There is also a significant risk of Terra stablecoins losing their peg during periods of sharp market contractions. During a correction in May 2020, investors were swapping Terra stablecoins back to LUNA, just as the price of LUNA was tumbling due to investors selling off LUNA. This resulted in Terra stablecoins losing nearly 7% of their value within a few days, as the LUNA to stablecoin arbitrage became unprofitable.
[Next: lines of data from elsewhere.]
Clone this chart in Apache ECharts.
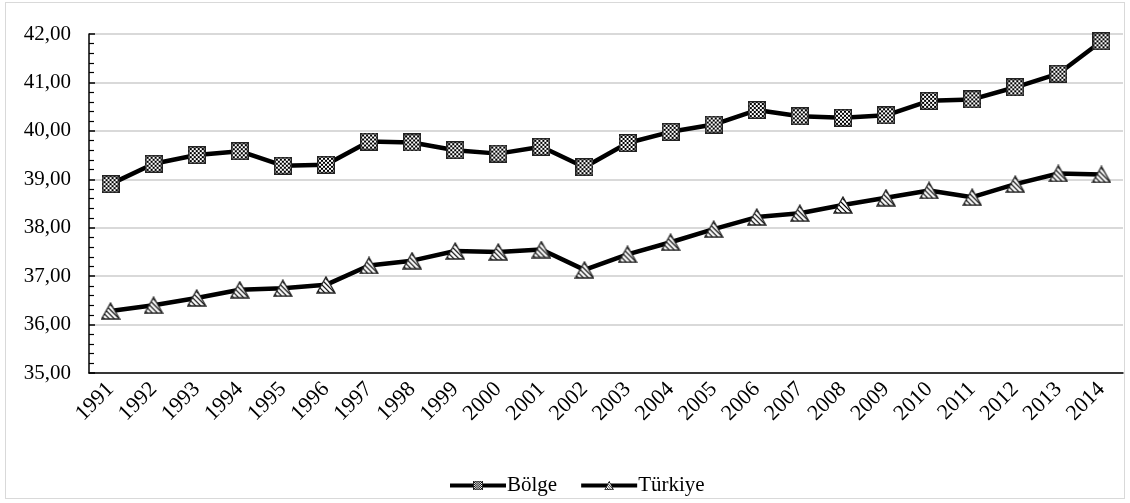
<!DOCTYPE html>
<html>
<head>
<meta charset="utf-8">
<script src="https://cdn.jsdelivr.net/npm/echarts@6/dist/echarts.min.js"></script>
<style>
  html, body { margin: 0; padding: 0; background: #fff; }
  #frame { position: absolute; left: 5px; top: 2px; width: 1120px; height: 497px; border: 1px solid #d9d9d9; box-sizing: border-box; }
  #chart-container { width: 1130px; height: 503px; }
</style>
</head>
<body>
<div id="frame"></div>
<div id="chart-container"></div>
<script>
var dom = document.getElementById('chart-container');
var myChart = echarts.init(dom, null, { renderer: 'canvas' });

const years = ['1991', '1992', '1993', '1994', '1995', '1996', '1997', '1998', '1999', '2000', '2001', '2002',
  '2003', '2004', '2005', '2006', '2007', '2008', '2009', '2010', '2011', '2012', '2013', '2014'];
const bolge = [38.90, 39.32, 39.50, 39.58, 39.28, 39.30, 39.78, 39.76, 39.60, 39.53, 39.67, 39.25,
  39.75, 39.98, 40.13, 40.43, 40.30, 40.27, 40.32, 40.62, 40.65, 40.90, 41.18, 41.85];
const turkiye = [36.28, 36.40, 36.55, 36.72, 36.75, 36.82, 37.22, 37.32, 37.52, 37.50, 37.55, 37.13,
  37.45, 37.70, 37.97, 38.22, 38.30, 38.47, 38.62, 38.77, 38.63, 38.90, 39.12, 39.10];

// square marker with checkerboard fill
function squareMarker() {
  var s = 18;
  var c = document.createElement('canvas');
  c.width = s; c.height = s;
  var ctx = c.getContext('2d');
  ctx.fillStyle = '#fff'; ctx.fillRect(0, 0, s, s);
  ctx.fillStyle = '#000';
  for (var y = 0; y < s; y += 2) {
    for (var x = 0; x < s; x += 2) {
      if (((x + y) / 2) % 2 === 0) ctx.fillRect(x, y, 2, 2);
    }
  }
  ctx.strokeStyle = '#222'; ctx.lineWidth = 1.5;
  ctx.strokeRect(0.75, 0.75, s - 1.5, s - 1.5);
  return 'image://' + c.toDataURL();
}
// triangle marker with diagonal hatch
function triangleMarker() {
  var w = 20, h = 18;
  var c = document.createElement('canvas');
  c.width = w; c.height = h;
  var ctx = c.getContext('2d');
  ctx.beginPath();
  ctx.moveTo(w / 2, 1); ctx.lineTo(w - 1, h - 1); ctx.lineTo(1, h - 1); ctx.closePath();
  ctx.save();
  ctx.clip();
  ctx.fillStyle = '#fff'; ctx.fillRect(0, 0, w, h);
  ctx.strokeStyle = '#000'; ctx.lineWidth = 1.2;
  for (var k = -h; k < w; k += 5) {
    ctx.beginPath(); ctx.moveTo(k, 0); ctx.lineTo(k + h, h); ctx.stroke();
  }
  ctx.restore();
  ctx.beginPath();
  ctx.moveTo(w / 2, 1); ctx.lineTo(w - 1, h - 1); ctx.lineTo(1, h - 1); ctx.closePath();
  ctx.strokeStyle = '#222'; ctx.lineWidth = 1.3; ctx.stroke();
  return 'image://' + c.toDataURL();
}

var font = '"Liberation Serif", "Times New Roman", serif';

var option = {
  animation: false,
  textStyle: { fontFamily: font },
  grid: { left: 89, right: 7, top: 34, bottom: 130 },
  legend: {
    top: 470,
    left: 443,
    itemWidth: 56,
    itemHeight: 12,
    itemGap: 22,
    lineStyle: { width: 4, color: '#000' },
    textStyle: { fontFamily: font, fontSize: 21, color: '#000', padding: [0, 0, 0, -4] },
    data: ['Bölge', 'Türkiye']
  },
  xAxis: {
    type: 'category',
    data: years,
    axisLine: { lineStyle: { color: '#000', width: 1.5 } },
    axisTick: { alignWithLabel: true, length: 6, lineStyle: { color: '#000', width: 1.5 } },
    axisLabel: { rotate: 45, fontFamily: font, fontSize: 22, color: '#000', margin: 13 }
  },
  yAxis: {
    type: 'value',
    min: 35,
    max: 42,
    interval: 1,
    axisLine: { show: true, lineStyle: { color: '#000', width: 1.5 } },
    axisTick: { show: true, inside: true, length: 6, lineStyle: { color: '#000', width: 1.5 } },
    minorTick: { show: true, splitNumber: 5, length: 5, lineStyle: { color: '#000', width: 1.2 } },
    splitLine: { lineStyle: { color: '#d9d9d9', width: 2 } },
    axisLabel: {
      fontFamily: font, fontSize: 21, color: '#000', margin: 18,
      formatter: function (v) { return v.toFixed(2).replace('.', ','); }
    }
  },
  series: [
    {
      name: 'Bölge',
      type: 'line',
      data: bolge,
      symbol: squareMarker(),
      symbolSize: [18, 18],
      lineStyle: { color: '#000', width: 4.5 },
      itemStyle: { color: '#000' }
    },
    {
      name: 'Türkiye',
      type: 'line',
      data: turkiye,
      symbol: triangleMarker(),
      symbolSize: [20, 18],
      lineStyle: { color: '#000', width: 4.5 },
      itemStyle: { color: '#000' }
    }
  ]
};

myChart.setOption(option);
window.addEventListener('resize', myChart.resize);
</script>
</body>
</html>
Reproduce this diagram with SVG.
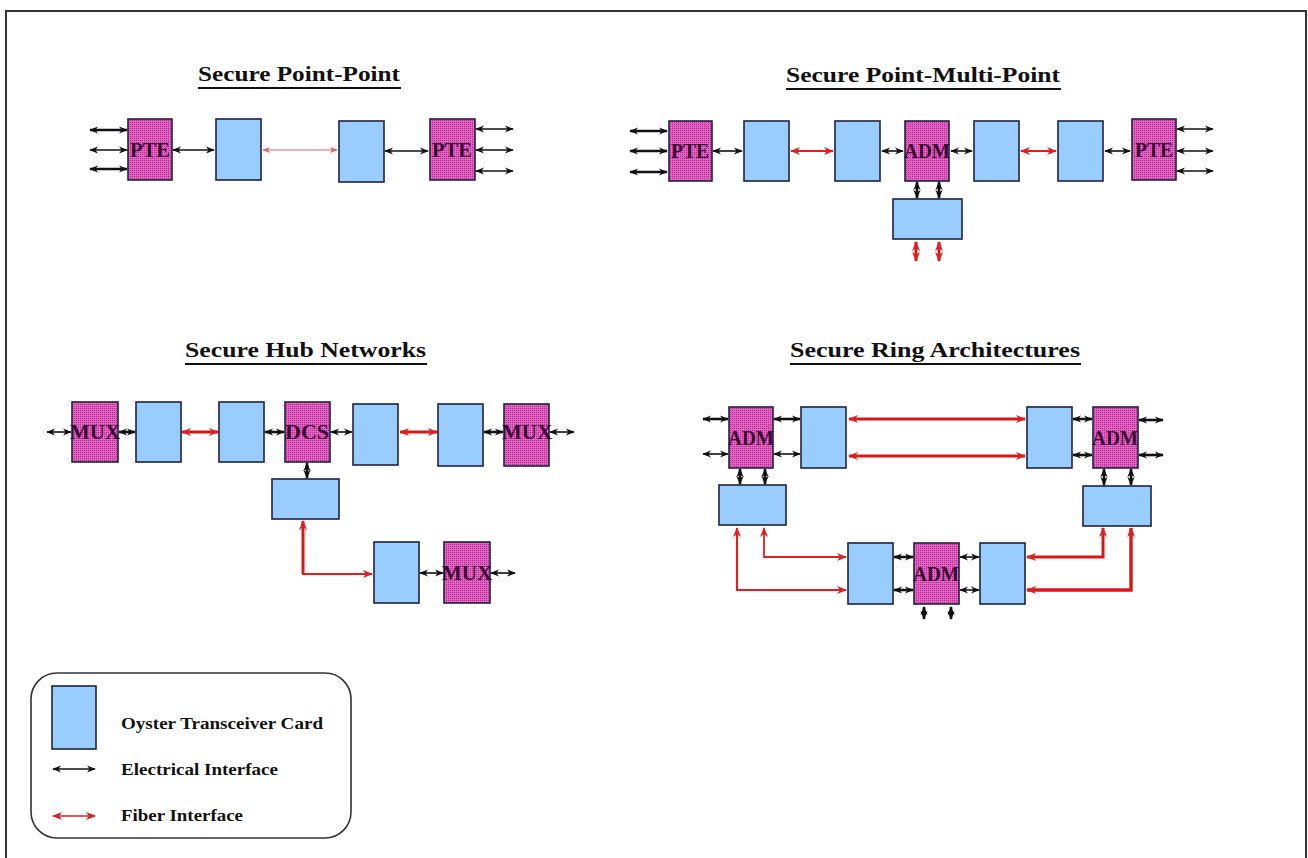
<svg xmlns="http://www.w3.org/2000/svg" width="1308" height="858" viewBox="0 0 1308 858">
<style>
.blue{fill:#99ccff;stroke:#1e2240;stroke-width:1.6}
.pink{fill:url(#hatch);stroke:#1e2240;stroke-width:1.6}
.lbl{font-family:"Liberation Serif","Times New Roman",serif;font-weight:bold;font-size:21px;fill:#3a0030;text-anchor:middle}
.title{font-family:"Liberation Serif","Times New Roman",serif;font-weight:bold;font-size:21px;fill:#111}
.leg{font-family:"Liberation Serif","Times New Roman",serif;font-weight:bold;font-size:17px;fill:#111}
.ul{stroke:#111;stroke-width:2}
.e{stroke:#111;stroke-width:1.6;fill:none;marker-start:url(#ab);marker-end:url(#ab)}
.et{stroke:#111;stroke-width:2.6;fill:none;marker-start:url(#ab);marker-end:url(#ab)}
.f{stroke:#e02020;stroke-width:2.2;fill:none;marker-start:url(#ar);marker-end:url(#ar)}
.ft{stroke:#d81818;stroke-width:3;fill:none;marker-start:url(#ar);marker-end:url(#ar)}
.fthin{stroke:#e06060;stroke-width:1.2;fill:none;marker-start:url(#arl);marker-end:url(#arl)}
</style>
<defs>
<pattern id="hatch" width="2" height="2" patternUnits="userSpaceOnUse">
<rect width="2" height="2" fill="#e862c6"/>
<rect width="1" height="1" fill="#a42c8a"/>
</pattern>
<marker id="ab" viewBox="0 0 10 10" refX="9" refY="5" markerWidth="9" markerHeight="9" markerUnits="userSpaceOnUse" orient="auto-start-reverse">
<path d="M0,1 L10,5 L0,9 L3,5 z" fill="#111"/>
</marker>
<marker id="ar" viewBox="0 0 10 10" refX="9" refY="5" markerWidth="10" markerHeight="10" markerUnits="userSpaceOnUse" orient="auto-start-reverse">
<path d="M0,1 L10,5 L0,9 L3,5 z" fill="#e02020"/>
</marker>
<marker id="arl" viewBox="0 0 10 10" refX="9" refY="5" markerWidth="8" markerHeight="8" markerUnits="userSpaceOnUse" orient="auto-start-reverse">
<path d="M0,1 L10,5 L0,9 L3,5 z" fill="#e06060"/>
</marker>
</defs>
<rect x="0" y="0" width="1308" height="858" fill="#fff"/>
<rect x="6" y="11" width="1300" height="860" fill="none" stroke="#333" stroke-width="2"/>

<!-- Titles -->
<g id="titles">
<text class="title" x="198" y="81" textLength="202" lengthAdjust="spacingAndGlyphs">Secure Point-Point</text>
<line class="ul" x1="198" y1="88" x2="401" y2="88"/>
<text class="title" x="786" y="82" textLength="274" lengthAdjust="spacingAndGlyphs">Secure Point-Multi-Point</text>
<line class="ul" x1="786" y1="89" x2="1061" y2="89"/>
<text class="title" x="185" y="357" textLength="241" lengthAdjust="spacingAndGlyphs">Secure Hub Networks</text>
<line class="ul" x1="185" y1="364" x2="427" y2="364"/>
<text class="title" x="790" y="357" textLength="290" lengthAdjust="spacingAndGlyphs">Secure Ring Architectures</text>
<line class="ul" x1="790" y1="364" x2="1081" y2="364"/>
</g>

<!-- Connectors -->
<g id="connectors">
<!-- Section 1 -->
<line class="et" x1="90" y1="130" x2="127" y2="130"/>
<line class="e" x1="90" y1="150" x2="127" y2="150"/>
<line class="et" x1="90" y1="169" x2="127" y2="169"/>
<line class="e" x1="173" y1="150" x2="214" y2="150"/>
<line class="fthin" x1="263" y1="150" x2="337" y2="150"/>
<line class="e" x1="385" y1="151" x2="428" y2="151"/>
<line class="e" x1="476" y1="129" x2="513" y2="129"/>
<line class="e" x1="476" y1="150" x2="513" y2="150"/>
<line class="e" x1="476" y1="171" x2="513" y2="171"/>
<!-- Section 2 -->
<line class="et" x1="630" y1="131" x2="667" y2="131"/>
<line class="et" x1="630" y1="151" x2="667" y2="151"/>
<line class="et" x1="630" y1="172" x2="667" y2="172"/>
<line class="e" x1="713" y1="151" x2="742" y2="151"/>
<line class="f" x1="791" y1="151" x2="833" y2="151"/>
<line class="e" x1="882" y1="151" x2="903" y2="151"/>
<line class="e" x1="951" y1="151" x2="972" y2="151"/>
<line class="f" x1="1021" y1="151" x2="1056" y2="151"/>
<line class="e" x1="1105" y1="151" x2="1130" y2="151"/>
<line class="e" x1="1177" y1="129" x2="1213" y2="129"/>
<line class="e" x1="1177" y1="151" x2="1213" y2="151"/>
<line class="e" x1="1177" y1="171" x2="1213" y2="171"/>
<line class="et" x1="917" y1="182" x2="917" y2="198"/>
<line class="et" x1="939" y1="182" x2="939" y2="198"/>
<line class="ft" x1="916" y1="242" x2="916" y2="261"/>
<line class="ft" x1="939" y1="242" x2="939" y2="261"/>
<!-- Section 3 -->
<line class="e" x1="47" y1="432" x2="71" y2="432"/>
<line class="et" x1="119" y1="432" x2="135" y2="432"/>
<line class="ft" x1="182" y1="432" x2="218" y2="432"/>
<line class="et" x1="265" y1="432" x2="284" y2="432"/>
<line class="e" x1="331" y1="432" x2="352" y2="432"/>
<line class="ft" x1="400" y1="432" x2="437" y2="432"/>
<line class="et" x1="484" y1="432" x2="503" y2="432"/>
<line class="e" x1="550" y1="432" x2="574" y2="432"/>
<line class="et" x1="307" y1="463" x2="307" y2="478"/>
<path d="M303,574 V521" stroke="#d81818" stroke-width="3" fill="none" marker-end="url(#ar)"/>
<path d="M302,574 H372" stroke="#e02020" stroke-width="1.8" fill="none" marker-end="url(#ar)"/>
<line class="e" x1="420" y1="573" x2="443" y2="573"/>
<line class="e" x1="491" y1="573" x2="515" y2="573"/>
<!-- Section 4 -->
<line class="et" x1="703" y1="419" x2="728" y2="419"/>
<line class="e" x1="703" y1="454" x2="728" y2="454"/>
<line class="et" x1="774" y1="419" x2="800" y2="419"/>
<line class="e" x1="774" y1="454" x2="800" y2="454"/>
<line class="ft" x1="849" y1="419" x2="1025" y2="419"/>
<line class="ft" x1="849" y1="456" x2="1025" y2="456"/>
<line class="et" x1="1073" y1="419" x2="1092" y2="419"/>
<line class="et" x1="1073" y1="455" x2="1092" y2="455"/>
<line class="et" x1="1139" y1="420" x2="1163" y2="420"/>
<line class="et" x1="1139" y1="455" x2="1163" y2="455"/>
<line class="et" x1="740" y1="469" x2="740" y2="484"/>
<line class="et" x1="765" y1="469" x2="765" y2="484"/>
<line class="et" x1="1104" y1="469" x2="1104" y2="485"/>
<line class="et" x1="1131" y1="469" x2="1131" y2="485"/>
<line class="et" x1="894" y1="557" x2="913" y2="557"/>
<line class="et" x1="894" y1="590" x2="913" y2="590"/>
<line class="e" x1="960" y1="557" x2="979" y2="557"/>
<line class="e" x1="960" y1="590" x2="979" y2="590"/>
<line class="et" x1="924" y1="607" x2="924" y2="619"/>
<line class="et" x1="951" y1="607" x2="951" y2="619"/>
<path class="f" d="M737,528 V590 H846"/>
<path class="f" d="M764,528 V557 H846" style="stroke-width:1.8"/>
<path class="ft" d="M1027,557 H1103 V528"/>
<path class="ft" d="M1027,590 H1131 V528" style="stroke-width:3.4"/>
</g>

<!-- Section 1 nodes -->
<g id="pp-pte1"><rect class="pink" x="128" y="119" width="44" height="61"/><text class="lbl" x="150" y="157" textLength="40" lengthAdjust="spacingAndGlyphs">PTE</text></g>
<g id="pp-card1"><rect class="blue" x="216" y="119" width="45" height="61"/></g>
<g id="pp-card2"><rect class="blue" x="339" y="121" width="45" height="61"/></g>
<g id="pp-pte2"><rect class="pink" x="430" y="119" width="45" height="61"/><text class="lbl" x="452" y="157" textLength="40" lengthAdjust="spacingAndGlyphs">PTE</text></g>

<!-- Section 2 nodes -->
<g id="pmp-pte1"><rect class="pink" x="669" y="121" width="43" height="60"/><text class="lbl" x="690" y="158" textLength="38" lengthAdjust="spacingAndGlyphs">PTE</text></g>
<g id="pmp-card1"><rect class="blue" x="744" y="121" width="45" height="60"/></g>
<g id="pmp-card2"><rect class="blue" x="835" y="121" width="45" height="60"/></g>
<g id="pmp-adm"><rect class="pink" x="905" y="121" width="44" height="60"/><text class="lbl" x="927" y="158" textLength="46" lengthAdjust="spacingAndGlyphs">ADM</text></g>
<g id="pmp-card3"><rect class="blue" x="974" y="121" width="45" height="60"/></g>
<g id="pmp-card4"><rect class="blue" x="1058" y="121" width="45" height="60"/></g>
<g id="pmp-pte2"><rect class="pink" x="1132" y="119" width="44" height="61"/><text class="lbl" x="1154" y="157" textLength="38" lengthAdjust="spacingAndGlyphs">PTE</text></g>
<g id="pmp-card5"><rect class="blue" x="893" y="199" width="69" height="40"/></g>

<!-- Section 3 nodes -->
<g id="hub-mux1"><rect class="pink" x="72" y="402" width="46" height="60"/><text class="lbl" x="95" y="439" textLength="50" lengthAdjust="spacingAndGlyphs">MUX</text></g>
<g id="hub-card1"><rect class="blue" x="136" y="402" width="45" height="60"/></g>
<g id="hub-card2"><rect class="blue" x="219" y="402" width="45" height="60"/></g>
<g id="hub-dcs"><rect class="pink" x="285" y="402" width="45" height="60"/><text class="lbl" x="307" y="439" textLength="44" lengthAdjust="spacingAndGlyphs">DCS</text></g>
<g id="hub-card3"><rect class="blue" x="353" y="404" width="45" height="61"/></g>
<g id="hub-card4"><rect class="blue" x="438" y="404" width="45" height="62"/></g>
<g id="hub-mux2"><rect class="pink" x="504" y="404" width="45" height="62"/><text class="lbl" x="527" y="439" textLength="50" lengthAdjust="spacingAndGlyphs">MUX</text></g>
<g id="hub-card5"><rect class="blue" x="272" y="479" width="67" height="40"/></g>
<g id="hub-card6"><rect class="blue" x="374" y="542" width="45" height="61"/></g>
<g id="hub-mux3"><rect class="pink" x="444" y="542" width="46" height="61"/><text class="lbl" x="467" y="580" textLength="50" lengthAdjust="spacingAndGlyphs">MUX</text></g>

<!-- Section 4 nodes -->
<g id="ring-adm1"><rect class="pink" x="729" y="407" width="44" height="61"/><text class="lbl" x="751" y="445" textLength="46" lengthAdjust="spacingAndGlyphs">ADM</text></g>
<g id="ring-card1"><rect class="blue" x="801" y="407" width="45" height="61"/></g>
<g id="ring-card2"><rect class="blue" x="1027" y="407" width="45" height="61"/></g>
<g id="ring-adm2"><rect class="pink" x="1093" y="407" width="45" height="61"/><text class="lbl" x="1115" y="445" textLength="46" lengthAdjust="spacingAndGlyphs">ADM</text></g>
<g id="ring-card3"><rect class="blue" x="719" y="485" width="67" height="40"/></g>
<g id="ring-card4"><rect class="blue" x="1083" y="486" width="68" height="40"/></g>
<g id="ring-card5"><rect class="blue" x="848" y="543" width="45" height="61"/></g>
<g id="ring-adm3"><rect class="pink" x="914" y="543" width="45" height="61"/><text class="lbl" x="936" y="581" textLength="46" lengthAdjust="spacingAndGlyphs">ADM</text></g>
<g id="ring-card6"><rect class="blue" x="980" y="543" width="45" height="61"/></g>

<!-- Legend -->
<g id="legend">
<rect x="31" y="673" width="320" height="165" rx="26" ry="26" fill="none" stroke="#333" stroke-width="1.6"/>
<rect class="blue" x="52" y="686" width="44" height="63"/>
<text class="leg" x="121" y="729" textLength="202" lengthAdjust="spacingAndGlyphs">Oyster Transceiver Card</text>
<line class="e" x1="53" y1="769" x2="95" y2="769"/>
<text class="leg" x="121" y="775" textLength="157" lengthAdjust="spacingAndGlyphs">Electrical Interface</text>
<line x1="53" y1="816" x2="95" y2="816" stroke="#e02020" stroke-width="1.6" marker-start="url(#ar)" marker-end="url(#ar)"/>
<text class="leg" x="121" y="821" textLength="122" lengthAdjust="spacingAndGlyphs">Fiber Interface</text>
</g>
</svg>
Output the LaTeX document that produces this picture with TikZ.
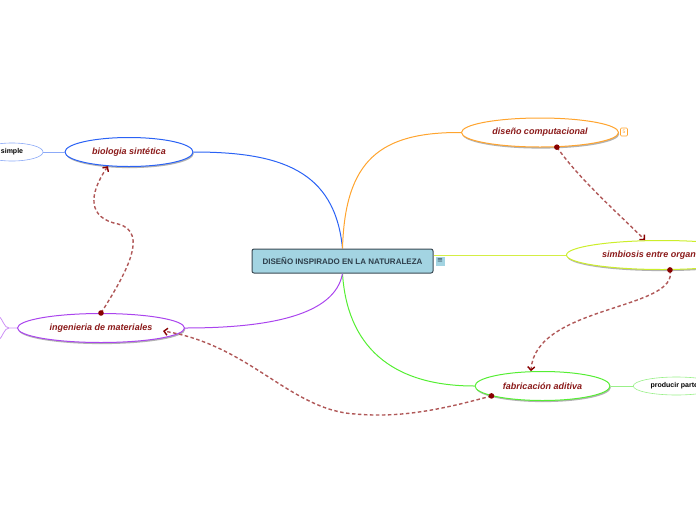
\documentclass[tikz,border=0pt]{standalone}
\usepackage{fontspec}
\setmainfont{Liberation Sans}
\newfontfamily\symfont{DejaVu Sans}
\usepackage{xcolor}
\usepackage{tikz}
\usetikzlibrary{arrows.meta, shapes.geometric, shadows}

\definecolor{rootfill}{HTML}{A3D4E2}
\definecolor{rootline}{HTML}{3B4A54}
\definecolor{roottext}{HTML}{2D3E4B}
\definecolor{topictext}{HTML}{8B1A1A}
\definecolor{bioblue}{HTML}{2A62F5}
\definecolor{leafblue}{HTML}{8CAAF8}
\definecolor{compnaranja}{HTML}{FFA42E}
\definecolor{simbyellow}{HTML}{CCEE2A}
\definecolor{simbline}{HTML}{D4EE44}
\definecolor{fabgreen}{HTML}{55EE33}
\definecolor{leafgreen}{HTML}{99F088}
\definecolor{ingpurple}{HTML}{AA44EE}
\definecolor{stubpurple}{HTML}{CC90F5}
\definecolor{relred}{HTML}{B05858}
\definecolor{dotred}{HTML}{880000}

\begin{document}
\begin{tikzpicture}[
    x=1pt, y=-1pt,
    root/.style={rectangle, draw=rootline, fill=rootfill, rounded corners=2pt, line width=1pt, minimum width=181pt, minimum height=24pt, font=\bfseries\fontsize{8}{9}\selectfont, text=roottext},
    topic/.style={ellipse, fill=white, line width=1pt, minimum height=29pt, inner sep=0pt, font=\bfseries\itshape\fontsize{9}{10}\selectfont, text=topictext, drop shadow={shadow xshift=0.8pt, shadow yshift=-1.6pt, fill=black, opacity=0.3}},
    leaf/.style={ellipse, fill=white, line width=0.6pt, minimum height=18pt, inner sep=0pt, font=\bfseries\fontsize{7}{8}\selectfont},
    branch/.style={line width=1pt},
    rel/.style={draw=relred, line width=1.4pt, dash pattern=on 3.5pt off 2.5pt, -{Straight Barb[length=3.5pt, width=7pt, color=dotred]}},
    reldot/.style={fill=dotred}
]
\useasboundingbox (0,0) rectangle (696,520);

\node[root] (root) at (342.5,261) {DISEÑO INSPIRADO EN LA NATURALEZA};
\node[rectangle, fill=rootfill, inner sep=0pt, minimum size=9pt, font=\symfont\fontsize{7}{7}\selectfont, text=roottext] (rootnote) at (440,261) {≡};

\node[topic, draw=bioblue, minimum width=128pt] (bio) at (129,152) {biologia sintética};
\node[topic, draw=compnaranja, minimum width=157pt] (comp) at (540,132.5) {diseño computacional};
\node[topic, draw=simbyellow, minimum width=191pt] (simb) at (662,255) {simbiosis entre organismos};
\node[topic, draw=fabgreen, minimum width=135pt] (fab) at (542.5,386) {fabricación aditiva};
\node[topic, draw=ingpurple, minimum width=167pt] (ing) at (101,328) {ingenieria de materiales};

\node[rectangle, draw=compnaranja, rounded corners=1pt, line width=0.6pt, inner sep=0pt, minimum width=7pt, minimum height=8pt, font=\fontsize{5}{5}\selectfont, text=compnaranja] (compnum) at (624,132) {5};

\node[leaf, draw=leafblue, minimum width=62pt] (simple) at (12,152) {simple};
\node[leaf, draw=leafgreen, minimum width=86pt, anchor=west] (prod) at (633,386) {producir partes};

\coordinate (ingfork) at (9,328);
\coordinate (ingup) at (-2,315);
\coordinate (ingdown) at (-2,341);

\draw[branch, bioblue] (root.north) .. controls (335,170) and (280,152) .. (bio.east);
\draw[branch, compnaranja] (root.north) .. controls (345,160) and (380,132) .. (comp.west);
\draw[branch, simbline] ([yshift=6pt]root.east) -- (simb.west);
\draw[branch, fabgreen] (root.south) .. controls (347,345) and (390,386) .. (fab.west);
\draw[branch, ingpurple] (root.south) .. controls (335,315) and (270,328) .. (ing.east);

\draw[leafblue, line width=0.8pt] (simple.east) -- (bio.west);
\draw[leafgreen, line width=0.8pt] (fab.east) -- (prod.west);
\draw[stubpurple, line width=0.8pt] (ing.west) -- (ingfork) .. controls (4,328) and (3,319) .. (ingup);
\draw[stubpurple, line width=0.8pt] (ingfork) .. controls (4,328) and (3,337) .. (ingdown);

\draw[rel] (ing.north) .. controls (125,275) and (150,232) .. (118,224) .. controls (88,218) and (88,195) .. (bio.214);
\draw[rel] (comp.-41) .. controls (580,180) and (620,215) .. (simb.139);
\draw[rel] (simb.-62) .. controls (680,310) and (535,305) .. (fab.128);
\draw[rel] (fab.191) .. controls (440,410) and (400,418) .. (355,414) .. controls (290,410) and (250,345) .. ([xshift=-22pt,yshift=-3pt]ing.east);

\fill[reldot] (ing.north) circle (2.8pt);
\fill[reldot] (comp.-41) circle (2.8pt);
\fill[reldot] (simb.-62) circle (2.8pt);
\fill[reldot] (fab.191) circle (2.8pt);

\end{tikzpicture}
\end{document}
For the cool and savvy investor
Terra is a project with immense potential because of how its blockchain can be used in everyday transactions. It’s also interoperable with a growing number of prominent blockchains, which means that Terra can become the de facto provider of stablecoins in the NFT and DeFi space. However, regulators are already starting to crack down on stablecoins, and it remains to be seen if governments around the world will actually allow Terra to become a mainstream payments system.
Terra (LUNA) has performed incredibly well since its inception in 2019, rising by 8,876.76% YTD and peaking at US$102.90 in December 2021. While the outlook of the cryptocurrency market will remain murky in 2022 due to the tightening of monetary policies, Terra (LUNA)’s current price of US$71 is a definite bargain that investors should pay attention to. Cool kid or not.